* BEGIN Information supplied *
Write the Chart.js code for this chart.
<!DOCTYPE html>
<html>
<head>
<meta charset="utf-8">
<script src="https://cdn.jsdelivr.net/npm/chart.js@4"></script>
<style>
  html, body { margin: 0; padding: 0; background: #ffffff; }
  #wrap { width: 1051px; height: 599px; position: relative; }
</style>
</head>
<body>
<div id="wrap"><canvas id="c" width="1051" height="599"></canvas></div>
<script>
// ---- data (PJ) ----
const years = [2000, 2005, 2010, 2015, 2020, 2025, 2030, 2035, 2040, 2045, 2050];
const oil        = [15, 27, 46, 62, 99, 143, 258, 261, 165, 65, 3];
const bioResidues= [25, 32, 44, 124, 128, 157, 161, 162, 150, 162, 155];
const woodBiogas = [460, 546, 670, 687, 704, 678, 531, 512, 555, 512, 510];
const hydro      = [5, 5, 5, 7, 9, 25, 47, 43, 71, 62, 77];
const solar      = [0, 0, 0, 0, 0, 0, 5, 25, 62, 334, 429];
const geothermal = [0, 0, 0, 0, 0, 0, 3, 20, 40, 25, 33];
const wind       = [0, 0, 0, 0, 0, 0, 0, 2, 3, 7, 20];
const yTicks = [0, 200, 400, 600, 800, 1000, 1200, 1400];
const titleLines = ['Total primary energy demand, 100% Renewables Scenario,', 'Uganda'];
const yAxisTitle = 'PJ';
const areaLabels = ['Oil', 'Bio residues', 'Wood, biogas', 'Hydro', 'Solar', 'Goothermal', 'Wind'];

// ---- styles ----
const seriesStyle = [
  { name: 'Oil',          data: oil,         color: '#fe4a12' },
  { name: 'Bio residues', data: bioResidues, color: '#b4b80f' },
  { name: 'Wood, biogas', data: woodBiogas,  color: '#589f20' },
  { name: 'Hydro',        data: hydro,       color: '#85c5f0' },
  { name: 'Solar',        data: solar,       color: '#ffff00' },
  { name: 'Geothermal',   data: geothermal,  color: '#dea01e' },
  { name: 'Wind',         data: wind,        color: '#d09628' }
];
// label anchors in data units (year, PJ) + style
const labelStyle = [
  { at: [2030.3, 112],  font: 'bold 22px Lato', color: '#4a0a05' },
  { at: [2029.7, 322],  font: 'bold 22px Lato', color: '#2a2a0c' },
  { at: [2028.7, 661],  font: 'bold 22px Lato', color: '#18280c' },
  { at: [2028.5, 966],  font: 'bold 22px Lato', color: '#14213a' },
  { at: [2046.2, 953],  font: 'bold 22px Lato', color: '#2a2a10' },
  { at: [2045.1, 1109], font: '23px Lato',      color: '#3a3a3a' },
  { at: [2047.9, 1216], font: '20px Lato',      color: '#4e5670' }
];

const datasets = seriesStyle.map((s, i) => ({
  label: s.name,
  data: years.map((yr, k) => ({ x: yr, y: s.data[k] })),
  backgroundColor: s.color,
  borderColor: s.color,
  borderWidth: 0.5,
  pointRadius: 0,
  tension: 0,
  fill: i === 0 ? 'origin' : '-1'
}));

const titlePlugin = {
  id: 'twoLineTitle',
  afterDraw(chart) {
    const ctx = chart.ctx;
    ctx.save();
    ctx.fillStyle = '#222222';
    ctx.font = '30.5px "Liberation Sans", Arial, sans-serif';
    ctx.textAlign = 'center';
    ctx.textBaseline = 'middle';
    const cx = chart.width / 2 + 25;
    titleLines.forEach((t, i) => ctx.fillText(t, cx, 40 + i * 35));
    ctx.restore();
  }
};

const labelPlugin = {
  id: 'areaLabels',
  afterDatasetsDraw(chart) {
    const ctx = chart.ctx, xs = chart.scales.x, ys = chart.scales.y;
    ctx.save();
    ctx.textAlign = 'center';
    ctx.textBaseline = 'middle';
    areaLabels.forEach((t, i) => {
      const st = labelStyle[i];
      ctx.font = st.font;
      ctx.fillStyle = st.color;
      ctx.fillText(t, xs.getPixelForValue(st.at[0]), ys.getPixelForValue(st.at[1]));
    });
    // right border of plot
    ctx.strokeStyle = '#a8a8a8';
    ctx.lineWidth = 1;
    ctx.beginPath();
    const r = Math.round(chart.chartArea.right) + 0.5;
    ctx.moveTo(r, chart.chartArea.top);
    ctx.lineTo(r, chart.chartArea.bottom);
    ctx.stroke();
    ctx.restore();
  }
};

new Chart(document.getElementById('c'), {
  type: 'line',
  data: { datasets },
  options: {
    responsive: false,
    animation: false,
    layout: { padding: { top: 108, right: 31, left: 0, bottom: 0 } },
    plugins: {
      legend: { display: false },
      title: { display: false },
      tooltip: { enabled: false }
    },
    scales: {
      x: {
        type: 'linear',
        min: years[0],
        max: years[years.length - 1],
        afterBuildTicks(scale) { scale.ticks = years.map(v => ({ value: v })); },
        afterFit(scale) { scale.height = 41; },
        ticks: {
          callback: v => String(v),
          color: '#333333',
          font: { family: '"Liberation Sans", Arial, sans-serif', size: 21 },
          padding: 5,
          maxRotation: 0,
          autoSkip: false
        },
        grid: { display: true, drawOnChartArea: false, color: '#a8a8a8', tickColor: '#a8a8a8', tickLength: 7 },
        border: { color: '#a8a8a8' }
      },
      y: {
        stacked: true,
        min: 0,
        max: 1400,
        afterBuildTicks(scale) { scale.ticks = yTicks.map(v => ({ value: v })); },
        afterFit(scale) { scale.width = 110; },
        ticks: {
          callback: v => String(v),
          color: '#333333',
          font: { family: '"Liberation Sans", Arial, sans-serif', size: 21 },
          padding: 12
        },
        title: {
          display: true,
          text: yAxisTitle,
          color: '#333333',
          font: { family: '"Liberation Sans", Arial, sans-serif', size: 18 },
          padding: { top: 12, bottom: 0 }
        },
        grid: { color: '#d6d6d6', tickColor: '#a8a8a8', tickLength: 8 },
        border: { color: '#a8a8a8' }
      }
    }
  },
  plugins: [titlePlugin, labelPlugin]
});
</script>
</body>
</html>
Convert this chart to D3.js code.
* END Information supplied *
**Written request:** Exactly how many lines in the data above contain the word "this"? Respond with the number and nothing more.

**Result:** 2